--- BEGIN Rows ---
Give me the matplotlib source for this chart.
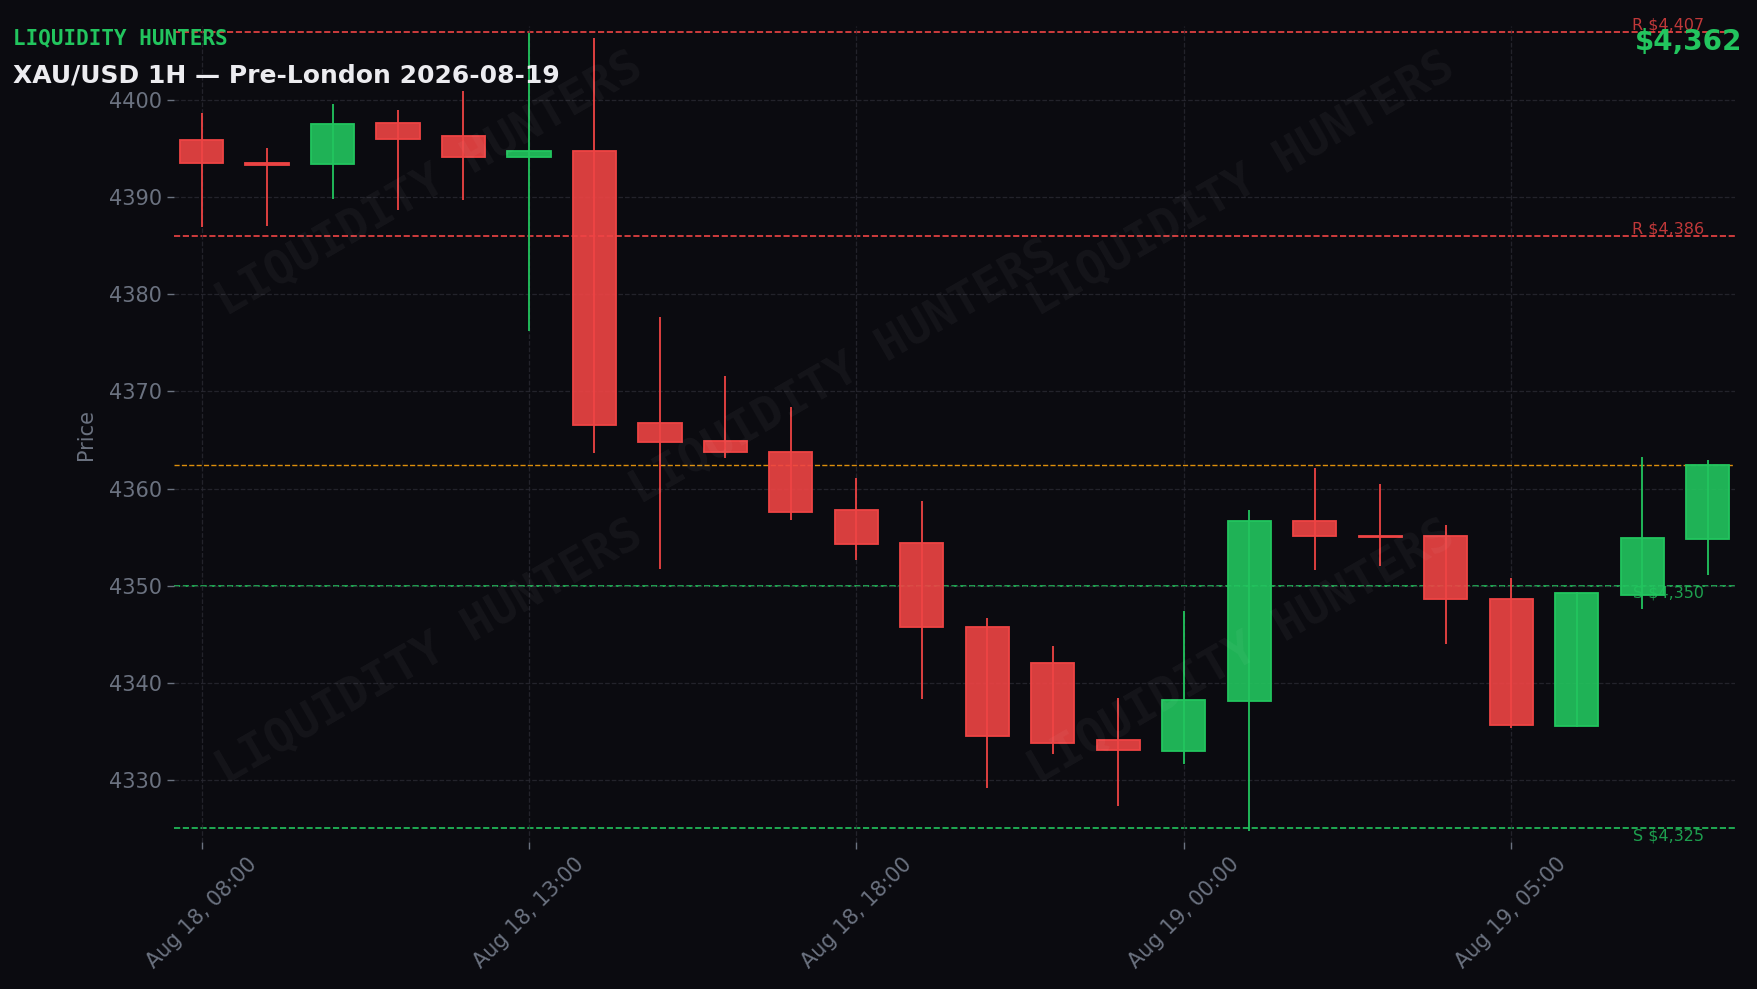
--- END Rows ---
--- BEGIN Rows ---
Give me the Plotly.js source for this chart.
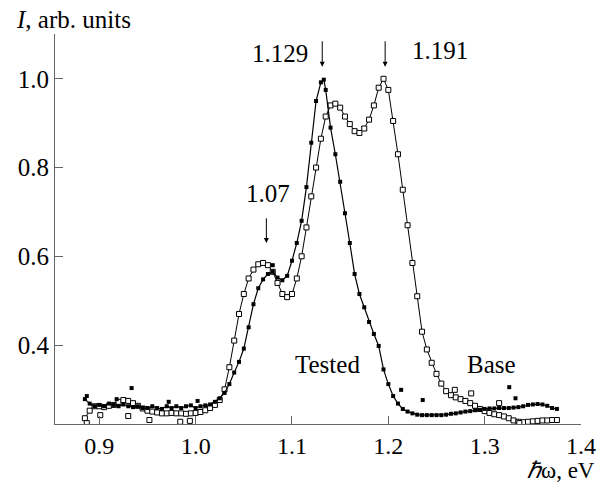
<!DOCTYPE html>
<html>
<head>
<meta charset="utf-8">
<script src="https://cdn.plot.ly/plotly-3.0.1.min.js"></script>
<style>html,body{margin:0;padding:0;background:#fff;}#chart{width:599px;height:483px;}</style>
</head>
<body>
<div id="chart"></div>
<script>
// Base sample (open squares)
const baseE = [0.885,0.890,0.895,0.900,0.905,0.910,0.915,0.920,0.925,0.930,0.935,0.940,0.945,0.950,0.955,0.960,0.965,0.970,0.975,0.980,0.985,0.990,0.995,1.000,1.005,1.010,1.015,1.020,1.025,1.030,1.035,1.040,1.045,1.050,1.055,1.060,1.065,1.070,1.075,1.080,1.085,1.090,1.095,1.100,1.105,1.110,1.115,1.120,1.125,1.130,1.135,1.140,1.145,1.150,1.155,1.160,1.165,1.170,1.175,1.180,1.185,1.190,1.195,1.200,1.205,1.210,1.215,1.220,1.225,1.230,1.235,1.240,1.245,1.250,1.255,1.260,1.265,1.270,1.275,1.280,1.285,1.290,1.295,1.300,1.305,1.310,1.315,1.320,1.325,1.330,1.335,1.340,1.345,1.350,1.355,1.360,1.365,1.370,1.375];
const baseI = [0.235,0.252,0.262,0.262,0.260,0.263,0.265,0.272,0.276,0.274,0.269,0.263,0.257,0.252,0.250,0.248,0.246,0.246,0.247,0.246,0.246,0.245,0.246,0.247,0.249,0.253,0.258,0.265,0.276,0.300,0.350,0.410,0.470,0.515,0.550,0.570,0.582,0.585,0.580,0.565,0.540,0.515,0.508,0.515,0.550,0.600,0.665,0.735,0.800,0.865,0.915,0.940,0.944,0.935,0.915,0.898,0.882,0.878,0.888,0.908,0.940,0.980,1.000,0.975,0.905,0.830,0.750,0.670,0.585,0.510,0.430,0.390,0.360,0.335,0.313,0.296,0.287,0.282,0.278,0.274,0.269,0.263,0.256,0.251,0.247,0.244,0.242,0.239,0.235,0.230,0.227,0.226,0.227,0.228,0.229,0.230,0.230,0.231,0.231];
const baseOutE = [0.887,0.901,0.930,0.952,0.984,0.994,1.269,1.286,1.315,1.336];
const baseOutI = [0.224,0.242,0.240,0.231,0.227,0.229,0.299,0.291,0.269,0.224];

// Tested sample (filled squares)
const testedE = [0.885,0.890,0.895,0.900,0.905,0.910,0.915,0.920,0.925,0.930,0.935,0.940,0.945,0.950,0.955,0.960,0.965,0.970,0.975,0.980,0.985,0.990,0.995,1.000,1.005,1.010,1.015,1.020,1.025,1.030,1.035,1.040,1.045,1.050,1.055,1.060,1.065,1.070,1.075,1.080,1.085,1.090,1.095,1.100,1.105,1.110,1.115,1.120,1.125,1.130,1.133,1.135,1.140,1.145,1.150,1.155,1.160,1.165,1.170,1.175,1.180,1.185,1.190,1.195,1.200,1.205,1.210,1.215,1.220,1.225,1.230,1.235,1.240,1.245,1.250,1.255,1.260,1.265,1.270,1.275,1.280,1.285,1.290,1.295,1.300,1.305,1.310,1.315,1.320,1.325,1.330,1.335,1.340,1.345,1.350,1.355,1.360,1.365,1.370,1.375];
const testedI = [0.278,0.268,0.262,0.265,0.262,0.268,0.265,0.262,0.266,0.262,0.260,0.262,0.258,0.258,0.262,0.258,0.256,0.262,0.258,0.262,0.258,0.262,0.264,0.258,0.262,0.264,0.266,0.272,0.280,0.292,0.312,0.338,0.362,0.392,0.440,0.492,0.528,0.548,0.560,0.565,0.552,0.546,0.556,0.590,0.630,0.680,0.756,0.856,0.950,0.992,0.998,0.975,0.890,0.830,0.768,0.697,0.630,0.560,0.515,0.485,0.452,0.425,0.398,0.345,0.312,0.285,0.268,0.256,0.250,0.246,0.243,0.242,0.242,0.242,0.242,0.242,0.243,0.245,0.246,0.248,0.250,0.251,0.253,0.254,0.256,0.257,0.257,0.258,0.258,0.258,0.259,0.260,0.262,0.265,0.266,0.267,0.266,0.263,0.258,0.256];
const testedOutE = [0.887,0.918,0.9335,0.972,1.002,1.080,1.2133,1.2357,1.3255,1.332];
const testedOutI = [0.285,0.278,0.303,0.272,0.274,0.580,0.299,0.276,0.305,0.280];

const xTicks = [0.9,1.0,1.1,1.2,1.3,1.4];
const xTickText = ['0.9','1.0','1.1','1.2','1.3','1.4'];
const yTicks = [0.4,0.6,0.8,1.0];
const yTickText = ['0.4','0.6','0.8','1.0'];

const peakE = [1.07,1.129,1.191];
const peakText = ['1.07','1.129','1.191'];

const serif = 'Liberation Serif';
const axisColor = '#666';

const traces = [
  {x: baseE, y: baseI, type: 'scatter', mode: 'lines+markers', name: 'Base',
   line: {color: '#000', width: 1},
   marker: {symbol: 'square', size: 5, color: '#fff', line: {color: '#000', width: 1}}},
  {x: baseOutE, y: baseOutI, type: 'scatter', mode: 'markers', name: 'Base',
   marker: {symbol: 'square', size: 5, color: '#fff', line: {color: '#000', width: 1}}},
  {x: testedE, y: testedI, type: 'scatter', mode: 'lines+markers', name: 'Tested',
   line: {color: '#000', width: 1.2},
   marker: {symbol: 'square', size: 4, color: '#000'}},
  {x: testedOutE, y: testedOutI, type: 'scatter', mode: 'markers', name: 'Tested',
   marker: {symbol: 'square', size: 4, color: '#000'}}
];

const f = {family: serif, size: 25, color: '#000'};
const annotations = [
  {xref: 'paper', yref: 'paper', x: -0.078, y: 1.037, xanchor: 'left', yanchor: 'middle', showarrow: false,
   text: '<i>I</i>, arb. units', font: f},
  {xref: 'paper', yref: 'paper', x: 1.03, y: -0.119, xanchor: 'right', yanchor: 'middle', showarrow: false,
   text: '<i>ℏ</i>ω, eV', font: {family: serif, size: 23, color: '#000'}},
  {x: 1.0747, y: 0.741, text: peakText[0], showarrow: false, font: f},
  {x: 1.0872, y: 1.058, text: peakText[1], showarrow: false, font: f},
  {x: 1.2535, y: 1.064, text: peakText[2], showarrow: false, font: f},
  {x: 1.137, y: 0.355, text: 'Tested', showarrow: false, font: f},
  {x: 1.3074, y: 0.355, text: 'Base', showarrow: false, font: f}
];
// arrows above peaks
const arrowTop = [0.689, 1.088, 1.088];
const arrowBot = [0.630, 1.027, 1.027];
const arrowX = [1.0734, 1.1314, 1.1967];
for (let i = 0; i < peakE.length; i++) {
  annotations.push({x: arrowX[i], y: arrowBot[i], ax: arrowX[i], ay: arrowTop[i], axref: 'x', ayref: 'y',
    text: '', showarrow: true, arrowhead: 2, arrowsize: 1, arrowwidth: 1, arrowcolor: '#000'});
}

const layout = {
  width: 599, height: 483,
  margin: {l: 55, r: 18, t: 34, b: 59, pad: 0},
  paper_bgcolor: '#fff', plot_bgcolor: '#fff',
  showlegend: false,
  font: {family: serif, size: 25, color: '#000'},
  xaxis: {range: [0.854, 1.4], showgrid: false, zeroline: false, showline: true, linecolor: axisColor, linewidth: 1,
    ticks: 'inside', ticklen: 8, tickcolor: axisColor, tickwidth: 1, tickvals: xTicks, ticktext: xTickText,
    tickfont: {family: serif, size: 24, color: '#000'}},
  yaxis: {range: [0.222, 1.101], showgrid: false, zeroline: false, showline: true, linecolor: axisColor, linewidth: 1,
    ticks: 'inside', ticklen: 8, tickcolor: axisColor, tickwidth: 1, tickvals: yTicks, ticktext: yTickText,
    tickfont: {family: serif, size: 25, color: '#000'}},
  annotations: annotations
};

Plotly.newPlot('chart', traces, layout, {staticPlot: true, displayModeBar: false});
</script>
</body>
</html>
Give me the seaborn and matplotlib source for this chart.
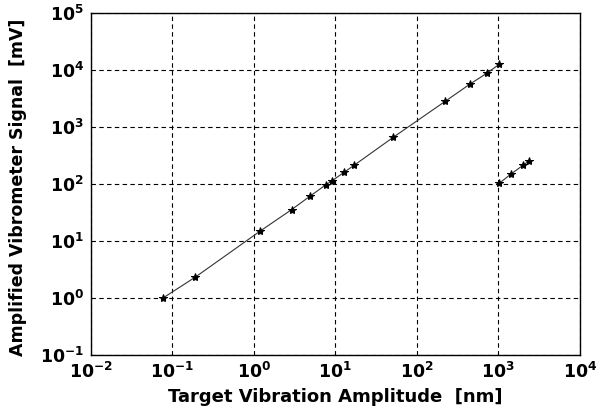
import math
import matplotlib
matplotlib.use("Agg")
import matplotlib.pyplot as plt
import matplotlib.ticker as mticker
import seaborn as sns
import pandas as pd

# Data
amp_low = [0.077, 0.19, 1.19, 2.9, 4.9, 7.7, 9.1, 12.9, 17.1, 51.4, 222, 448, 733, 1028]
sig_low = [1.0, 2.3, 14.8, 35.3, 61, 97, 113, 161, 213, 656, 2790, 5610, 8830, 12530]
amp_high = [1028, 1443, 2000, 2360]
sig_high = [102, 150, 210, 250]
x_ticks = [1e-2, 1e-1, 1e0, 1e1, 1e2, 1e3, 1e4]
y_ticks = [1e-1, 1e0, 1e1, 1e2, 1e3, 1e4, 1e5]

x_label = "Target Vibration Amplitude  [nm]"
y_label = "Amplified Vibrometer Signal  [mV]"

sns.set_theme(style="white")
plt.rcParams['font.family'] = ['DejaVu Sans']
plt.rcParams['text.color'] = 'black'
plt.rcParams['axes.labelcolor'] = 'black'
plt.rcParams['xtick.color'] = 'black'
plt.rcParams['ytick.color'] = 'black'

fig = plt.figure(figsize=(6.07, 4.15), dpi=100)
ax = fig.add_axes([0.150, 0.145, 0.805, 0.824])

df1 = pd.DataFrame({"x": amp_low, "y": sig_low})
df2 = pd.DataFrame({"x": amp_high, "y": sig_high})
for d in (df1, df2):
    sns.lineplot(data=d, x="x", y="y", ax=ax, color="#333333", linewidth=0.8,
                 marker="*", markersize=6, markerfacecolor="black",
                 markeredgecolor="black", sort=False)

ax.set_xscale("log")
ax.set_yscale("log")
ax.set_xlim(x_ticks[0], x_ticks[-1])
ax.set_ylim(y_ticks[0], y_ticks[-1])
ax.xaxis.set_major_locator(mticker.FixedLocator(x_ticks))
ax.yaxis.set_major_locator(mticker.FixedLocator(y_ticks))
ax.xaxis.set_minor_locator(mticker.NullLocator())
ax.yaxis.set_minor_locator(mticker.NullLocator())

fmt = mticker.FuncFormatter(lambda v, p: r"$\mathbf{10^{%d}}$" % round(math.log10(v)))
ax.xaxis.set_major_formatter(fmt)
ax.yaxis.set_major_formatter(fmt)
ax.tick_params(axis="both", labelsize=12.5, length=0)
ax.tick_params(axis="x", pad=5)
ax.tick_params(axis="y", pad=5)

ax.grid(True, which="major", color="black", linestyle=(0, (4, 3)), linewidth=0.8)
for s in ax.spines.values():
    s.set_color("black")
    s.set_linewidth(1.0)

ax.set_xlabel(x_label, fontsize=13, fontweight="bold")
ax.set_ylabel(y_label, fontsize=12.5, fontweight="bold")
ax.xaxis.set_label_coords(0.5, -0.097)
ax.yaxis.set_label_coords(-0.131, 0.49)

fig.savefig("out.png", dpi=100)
--- END Rows ---
- [To be done]: Copy word for word every line from the one with "Give me the seaborn" through the one with "plt.rcParams['ytick.color'] = 'black'", including both. No pictures belong in the copy.

- [Written solution]:
Give me the seaborn and matplotlib source for this chart.
import math
import matplotlib
matplotlib.use("Agg")
import matplotlib.pyplot as plt
import matplotlib.ticker as mticker
import seaborn as sns
import pandas as pd

# Data
amp_low = [0.077, 0.19, 1.19, 2.9, 4.9, 7.7, 9.1, 12.9, 17.1, 51.4, 222, 448, 733, 1028]
sig_low = [1.0, 2.3, 14.8, 35.3, 61, 97, 113, 161, 213, 656, 2790, 5610, 8830, 12530]
amp_high = [1028, 1443, 2000, 2360]
sig_high = [102, 150, 210, 250]
x_ticks = [1e-2, 1e-1, 1e0, 1e1, 1e2, 1e3, 1e4]
y_ticks = [1e-1, 1e0, 1e1, 1e2, 1e3, 1e4, 1e5]

x_label = "Target Vibration Amplitude  [nm]"
y_label = "Amplified Vibrometer Signal  [mV]"

sns.set_theme(style="white")
plt.rcParams['font.family'] = ['DejaVu Sans']
plt.rcParams['text.color'] = 'black'
plt.rcParams['axes.labelcolor'] = 'black'
plt.rcParams['xtick.color'] = 'black'
plt.rcParams['ytick.color'] = 'black'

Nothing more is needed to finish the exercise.